Mystery and Science

I believe there are McDonald Observatory people and Marfa Lights people. My sons’ favorite sports radio show from Dallas took their broadcast on the road to Alpine and Marfa a few years ago. “They agreed with our opinions about pretty much everything,” one son texted me. Marfa’s nice, but not much to see there especially on a Monday, and Alpine was buzzing with life and commerce. These citified radio personalities didn’t make it to McDonald Observatory, but they did try to observe the Marfa Lights. They often referred to the Observatory, but they were talking about the viewing site for the Marfa Lights not UT’s McDonald Observatory where science happens.

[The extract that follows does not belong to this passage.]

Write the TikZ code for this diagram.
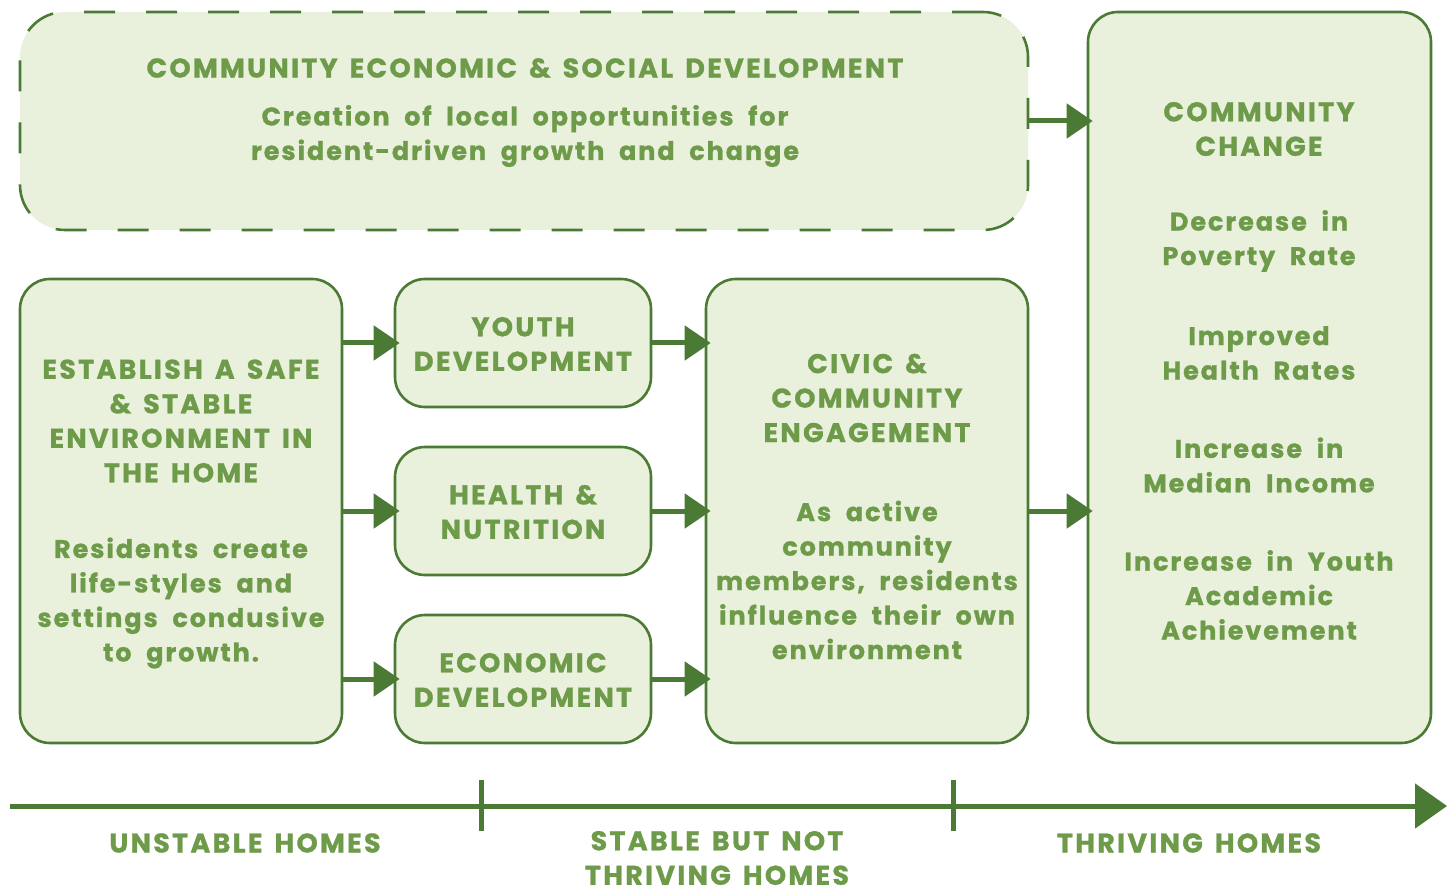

Uncool.

I lived in the area until I was six and thereafter traveled every holiday of my life between Alpine and Marfa, and the Marfa Lights were never discussed. After I got to college,  a professor, upon finding out where my family lived, asked what I thought about  Marfa’s lights. Not believing something that well-known was unknown to me, I pretended to know what he was talking about. I immediately asked my parents who had chauffeured me by the lights hundreds of times only to have my dad say: “Just car lights on the road to Presidio.” Then I asked my uncle who lived in Marfa and who had been flying planes over the area since 1936, and he, with eyes twinkling, said, “What do you think?”

I guess I adopted his point of view because I have faithfully delivered all my curious visitors to the side of the road, now a real viewing structure, to see what they think.

whirlpool galaxy

Not the Marfa Lights, but the real Whirlpool Galaxy by McDonald Images.

Last July when I took a friend to see the Marfa Lights, I didn’t even get out of the car. I sat with car windows down and listened to the gravel crunching under tourists’ feet. I thought about how I might recreate the yummy date dessert we’d just had at Marfa’s Cochineal when I heard my friend talking.

“This is nice, but what’s really amazing around here are the Star Parties at McDonald Observatory.” I could tell she wasn’t preaching to any choir as she went on with her sales pitch about how to get to Mt. Locke–where the Observatory is located–and what to do up there. “The Observatory is where real space mysteries are explained by astronomers,” she went on. “It’s fabulous!”

She climbed back in the car, and we took off for Alpine. I asked if she convinced anyone to go up to the real Observatory. “Maybe,” she said, hope in her voice. I had my doubts.